Et comme les réseaux sociaux agglomèrent des millions de personnes, l'art emmène inévitablement les fils du buzz dans ses composantes.

Ce sont comme des harmoniques inévitables produites par le travail. Et une partie des réactions va consister à s'emparer d'une de ces harmoniques pour en faire la fondamentale. C'est ce qui explique le succès de l'expression " je rebondis sur votre propos".

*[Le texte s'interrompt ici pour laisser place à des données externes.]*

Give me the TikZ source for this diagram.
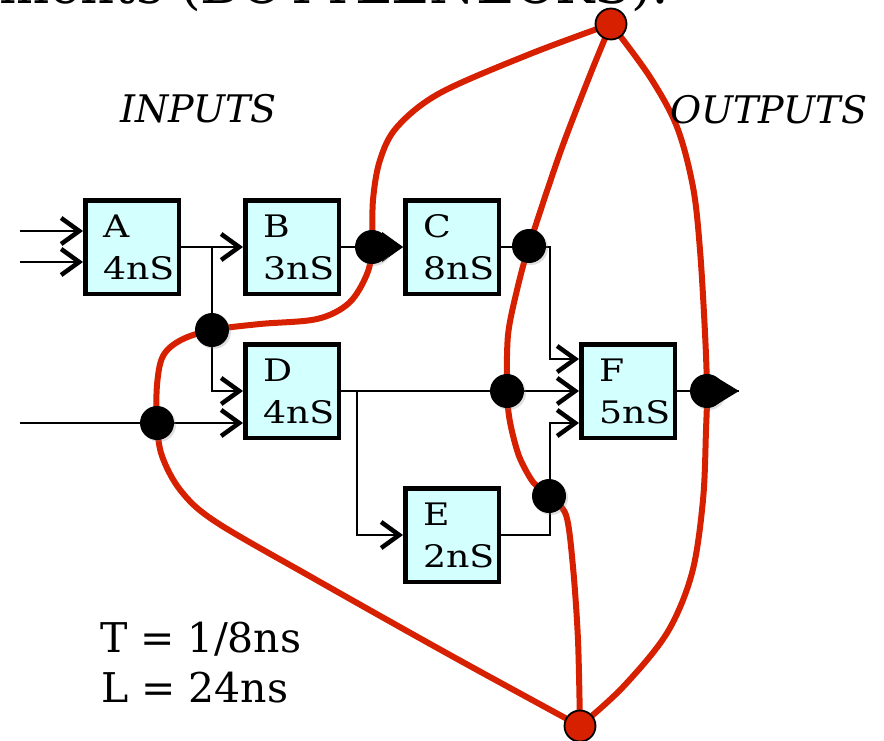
\documentclass[tikz,border=0pt]{standalone}
\usepackage{fontspec}
\setmainfont{DejaVu Serif}
\newfontfamily\boxfont[FakeStretch=1.17]{DejaVu Serif}
\usetikzlibrary{arrows.meta,shadows,calc}
\definecolor{boxfill}{RGB}{212,255,255}
\definecolor{pathred}{RGB}{214,32,0}
\pgfdeclarelayer{bg}
\pgfsetlayers{bg,main}
\begin{document}
\begin{tikzpicture}[x=1pt,y=-1pt,
 blk/.style={draw, line width=4.5pt, fill=boxfill, minimum width=93.5pt, minimum height=93.5pt,
   text width=58pt, inner xsep=17pt, inner ysep=0pt, align=left,
   font=\boxfont\fontsize{31}{42}\selectfont},
 wire/.style={line width=2.2pt},
 arr/.style={wire, -{Straight Barb[length=18pt,width=26pt,line width=4.5pt]}},
 dot/.style={circle, fill=black, minimum size=34pt, inner sep=0pt,
   drop shadow={shadow xshift=2pt,shadow yshift=-2pt,opacity=0.25}},
 rdot/.style={circle, fill=pathred, draw=black, line width=1.8pt, minimum size=31pt, inner sep=0pt},
 crit/.style={draw=pathred, line width=6pt, line cap=round, line join=round},
 lbl/.style={font=\fontsize{38}{44}\selectfont\itshape, anchor=base west, inner sep=0pt},
 note/.style={font=\fontsize{41}{48}\selectfont, anchor=base west, inner sep=0pt},
]
\useasboundingbox (0,0) rectangle (884,740);

% partial title at the top edge
\node[anchor=base east, font=\fontsize{53}{56}\selectfont, inner sep=0pt] (title) at (670,3) {elements (BOTTLENECKS):};

% labels
\node[lbl] (inputs) at (120,122) {INPUTS};
\node[lbl] (outputs) at (670,123) {OUTPUTS};
\node[note] (tput) at (100,652) {T = 1/8ns};
\node[note] (lat) at (101,702) {L = 24ns};

% blocks
\node[blk] (A) at (132,247) {A\\4nS};
\node[blk] (B) at (292,247) {B\\3nS};
\node[blk] (C) at (452,247) {C\\8nS};
\node[blk] (D) at (292,391) {D\\4nS};
\node[blk] (E) at (452,535) {E\\2nS};
\node[blk] (F) at (628,391) {F\\5nS};

% free ends and junctions
\coordinate (in1) at (20,231);
\coordinate (in2) at (20,262);
\coordinate (in3) at (20,423);
\coordinate (j1) at (212,247);
\coordinate (j2) at (357,391);
\coordinate (fout) at (739,391);

% dots
\node[dot] (d1) at (372,247) {};
\node[dot] (d2) at (212,330) {};
\node[dot] (d3) at (157,423) {};
\node[dot] (d4) at (529,246) {};
\node[dot] (d5) at (507,391) {};
\node[dot] (d6) at (549,496) {};
\node[dot] (d7) at (707,391) {};
\fill ($(d1)+(9.3,-13.8)$) -- (C.west) -- ($(d1)+(9.3,13.8)$) -- cycle;
\fill ($(d7)+(9.3,-13.8)$) -- (fout) -- ($(d7)+(9.3,13.8)$) -- cycle;

\node[rdot] (rtop) at (611,24) {};
\node[rdot] (rbot) at (580,726) {};

\begin{pgfonlayer}{bg}
% wires
\draw[arr] (in1) -- (in1 -| A.west);
\draw[arr] (in2) -- (in2 -| A.west);
\draw[arr] (in3) -- (in3 -| D.west);
\draw[arr] (A.east) -- (B.west);
\draw[arr] (j1) |- (D.west);
\draw[arr] (B.east) -- (C.west);
\draw[arr] (C.east) -- ++(49,0) |- ($(F.west)+(0,-32)$);
\draw[arr] (D.east) -- (F.west);
\draw[arr] (j2) |- (E.west);
\draw[arr] (E.east) -- ++(49,0) |- ($(F.west)+(0,32)$);
\draw[wire] (F.east) -- (fout);

% critical paths
\draw[crit] plot[smooth, tension=0.55] coordinates {(rtop) (530,54) (440,93) (397,127) (380,160) (373,200) (d1) (367,274) (349,303) (317,319) (260,324) (d2) (181,340) (163,356) (157,385) (d3) (162,456) (181,491) (216,522) (313,578) (450,655) (rbot)};
\draw[crit] plot[smooth, tension=0.5] coordinates {(rtop) (590,75) (560,153) (d4) (517,290) (508,335) (d5) (510,422) (519,456) (533,482) (d6) (566,515) (573,567) (578,640) (rbot)};
\draw[crit] plot[smooth, tension=0.55] coordinates {(rtop) (650,77) (677,127) (693,187) (700,250) (705,333) (d7) (706,430) (703,500) (692,573) (667,633) (623,687) (rbot)};
\end{pgfonlayer}
\end{tikzpicture}
\end{document}
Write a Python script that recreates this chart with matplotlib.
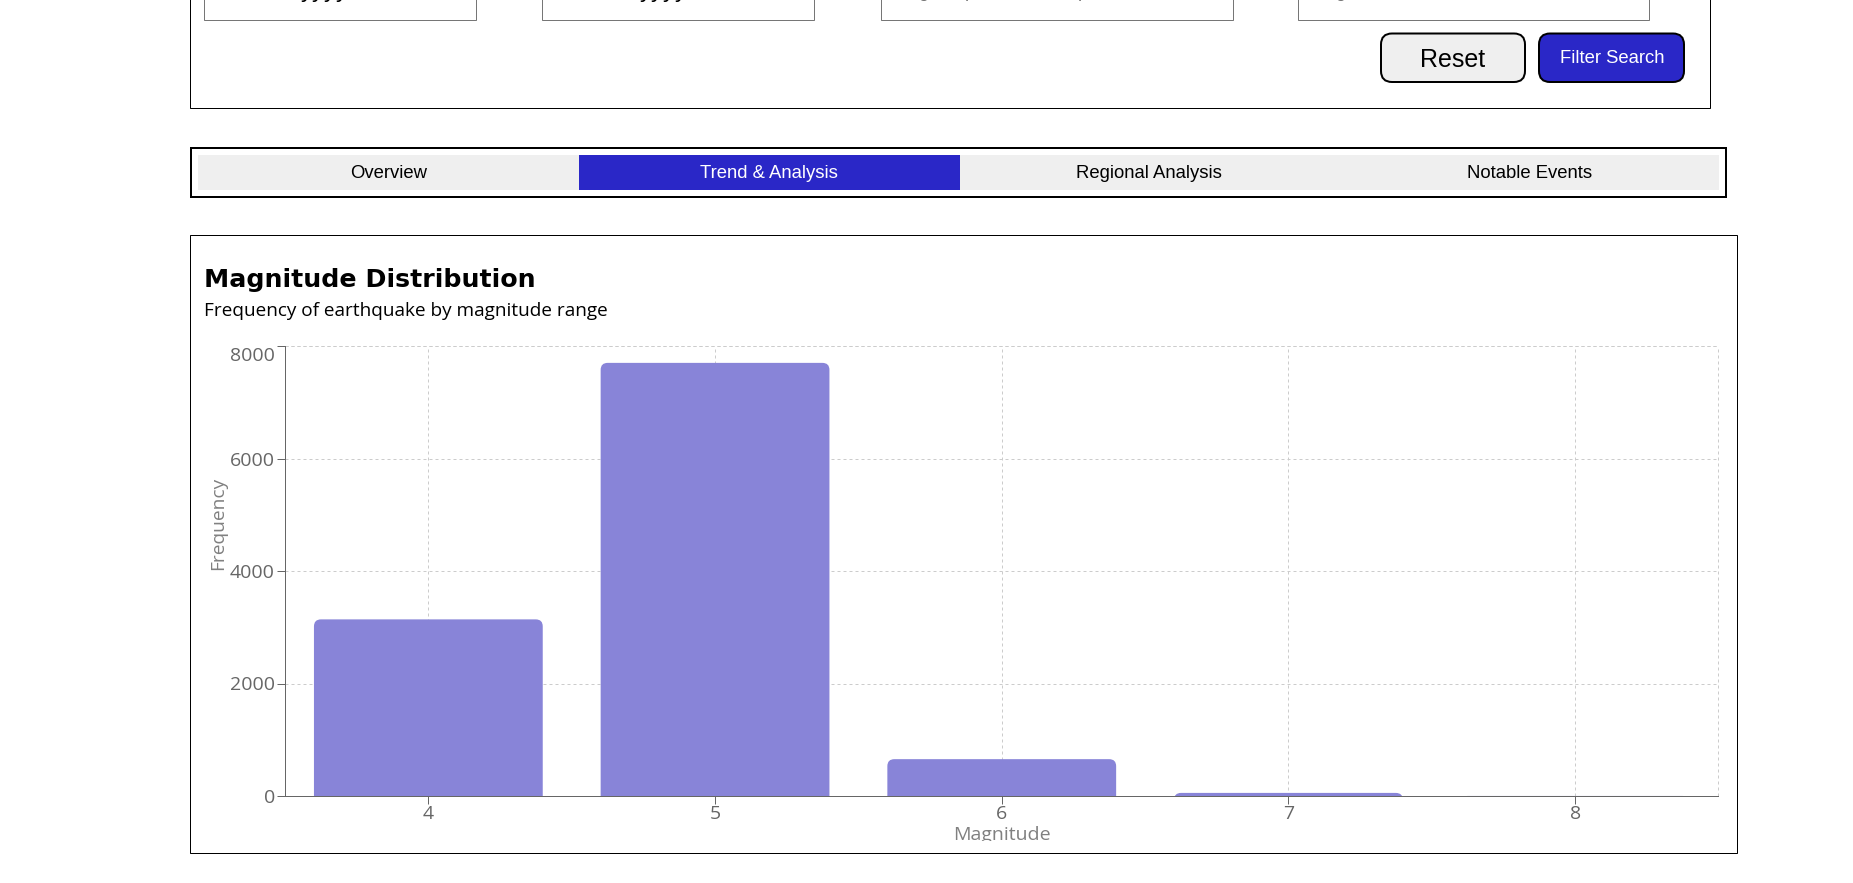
import matplotlib
matplotlib.use("Agg")
import matplotlib.pyplot as plt
from matplotlib.patches import Rectangle, FancyBboxPatch
from matplotlib.transforms import Affine2D, Bbox, ScaledTranslation

magnitudes = [4, 5, 6, 7, 8]
frequencies = [3140, 7700, 655, 55, 1]
y_ticks = [0, 2000, 4000, 6000, 8000]
tab_labels = ["Overview", "Trend & Analysis", "Regional Analysis", "Notable Events"]
tab_centers = [389, 768.6, 1149, 1529.6]

W, H = 1853, 883
BLUE = "#2a27c7"
GREY = "#666666"
BAR = "#8884d8"
SANS = "Open Sans"
ARIAL = "Liberation Sans"
px_to_pt = 0.72

fig = plt.figure(figsize=(W / 100, H / 100), dpi=100, facecolor="white")
PX = Affine2D().scale(1 / W, -1 / H).translate(0, 1) + fig.transFigure


def box(x0, y0, x1, y1, fc="none", ec="black", lw=1.0, z=1):
    fig.add_artist(Rectangle((x0, y0), x1 - x0, y1 - y0, transform=PX, facecolor=fc,
                             edgecolor=ec, linewidth=lw * px_to_pt, zorder=z))


def label(x, y, s, size, color="black", family=ARIAL, ha="center", va="center", **kw):
    return fig.text(x, y, s, transform=PX, fontsize=size * px_to_pt, color=color,
                    family=family, ha=ha, va=va, **kw)


# filter panel, running off the top of the page
box(189.5, -10, 1709.5, 107.5)
for x0, x1 in [(203.5, 475.5), (541.5, 813.5), (880.5, 1232.5), (1297.5, 1648.5)]:
    box(x0, -10, x1, 19.5, ec="#767676")
label(349, -3, "yyyy", 24, ha="right", va="baseline")
label(688, -3, "yyyy", 24, ha="right", va="baseline")
for x, ch in [(923, "g"), (970, "p"), (1009, ","), (1083, "p"), (1340, "g")]:
    label(x, -3, ch, 18, color="#757575", va="baseline")

for x0, x1, fc in [(1381, 1525, "#efefef"), (1539, 1684, BLUE)]:
    fig.add_artist(FancyBboxPatch((x0, 33.5), x1 - x0, 48.5, boxstyle="round,pad=0,rounding_size=11",
                                  transform=PX, facecolor=fc, edgecolor="black",
                                  linewidth=2 * px_to_pt, zorder=2))
label(1453, 60, "Reset", 25, zorder=3)
label(1612, 58.5, "Filter Search", 18.5, color="white", zorder=3)

# tab bar
box(191, 148, 1725.5, 197, ec="black", lw=2)
box(197.5, 155, 1719, 190, fc="#efefef", ec="none", z=2)
box(579, 155, 959.5, 190, fc=BLUE, ec="none", z=3)
for i, (x, s) in enumerate(zip(tab_centers, tab_labels)):
    label(x, 173.5, s, 18.5, color="white" if i == 1 else "black", zorder=4)

# chart card
box(189.5, 234.5, 1736.5, 852.5)
label(204, 287.5, "Magnitude Distribution", 25.2, family="DejaVu Sans", ha="left", va="baseline",
      fontweight="bold")
label(204, 316, "Frequency of earthquake by magnitude range", 19, family=SANS, ha="left", va="baseline")

# plot
L, R, T, B = 285, 1718.5, 346, 796
ax = fig.add_axes([L / W, 1 - B / H, (R - L) / W, (B - T) / H])
ax.set_xlim(3.5, 8.5)
ax.set_ylim(0, 8000)
ax.patch.set_alpha(0)
for s in ("top", "right"):
    ax.spines[s].set_visible(False)
for s in ("left", "bottom"):
    ax.spines[s].set_color(GREY)
    ax.spines[s].set_linewidth(px_to_pt)
    ax.spines[s].set_zorder(5)

ax.set_xticks(magnitudes)
ax.set_yticks(y_ticks)
ax.tick_params(axis="both", length=8 * px_to_pt, width=px_to_pt, color=GREY, labelcolor=GREY,
               labelsize=19.5 * px_to_pt)
ax.tick_params(axis="x", pad=1)
ax.tick_params(axis="y", pad=1.5)
for lab in ax.get_xticklabels() + ax.get_yticklabels():
    lab.set_family(SANS)

grid = dict(color="#cccccc", linewidth=px_to_pt, linestyle=(0, (3, 3)), zorder=0)
ax.grid(True, **grid)
ax.axvline(8.5, clip_on=False, **grid)
ax.axhline(8000, clip_on=False, **grid)
ax.set_axisbelow(True)

# rounded bars: the radius is 7 px on both axes
x_per_px = (ax.get_xlim()[1] - ax.get_xlim()[0]) / (R - L)
y_per_px = (ax.get_ylim()[1] - ax.get_ylim()[0]) / (B - T)
bar_w = 0.798
radius = 7 * x_per_px
drop = 12 * y_per_px
for m, f in zip(magnitudes, frequencies):
    ax.add_patch(FancyBboxPatch((m - bar_w / 2, -drop), bar_w, f + drop,
                                boxstyle=f"round,pad=0,rounding_size={radius}",
                                mutation_aspect=y_per_px / x_per_px,
                                facecolor=BAR, edgecolor="none", zorder=3))

ylab = ax.set_ylabel("Frequency", fontsize=19.2 * px_to_pt, color="#808080", family=SANS)
ax.yaxis.set_label_coords((227 - L) / (R - L), (B - 523) / (B - T))
xlab = ax.set_xlabel("Magnitude", fontsize=19.5 * px_to_pt, color="#808080", family=SANS, va="baseline")
ax.xaxis.set_label_coords(0.5, (B - 839.5) / (B - T))
xlab.set_clip_box(Bbox([[0, H - 841], [W, H]]))
xlab.set_clip_on(True)

fig.canvas.draw()
top = ax.get_yticklabels()[-1]
top.set_transform(top.get_transform() + ScaledTranslation(0, -8 / 100, fig.dpi_scale_trans))

fig.savefig("out.png", dpi=100, facecolor="white")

Mais c'est comme si un fileur s'emparait du fil d'une bobine du voisin avant qu'elle soit terminée, et se mettait à l'intégrer dans son fil. Cela ne rebondit plus très loin. Les pratiques et les voyeurismes se côtoient, se touchent de si près, que la contamination est inévitable. Le déplacement est prescrit par un impératif de nouveauté, de différence, mais sans aucune " dissidence". Il faut, comme à toutes les époques, glisser dans plan de la bien-pensance. Aussi, lorsqu'on fait un saut vers un domaine délicat, faut il le payer par une nullité de contenu et d'apparence affichée haut et fort. Le cercle est petit, et la laisse est son prophète.

Alors me direz-vous, si on n'a personne en face, c'est que les gens qui n'ont pas de frontière regardent les autres mourir avec indifférence ?
Quelqu'un qui n'a pas " de valeurs " ne se lève pas, ne se lève pour défendre aucune cause ?

Mais ce serait comme n'avoir aucun cercle dans ses taxinomies !

Pendant ce temps, les vrais assassins font pleuvoir les balles sur les innocents, avec la bénédiction des caméras, ils se gorgent de sang dans la folie meurtrière qui étanche enfin leur soif des grands espaces d'expression.

 Bon allez, so much pour les sujets scabreux. J'espère avoir esquissé ce que je voulais dire.

Le bon point gigantique du jour va à Ernesto Neto, qui a, comme son nom l'indique, des prix de gros sur le filet de pêche bleu.

" Je ris à m'en faire crever " (H-F. Thiéfaine)
J'en ai dit sur FB pareil que de ces belles choses, " ça occupe l'espace ".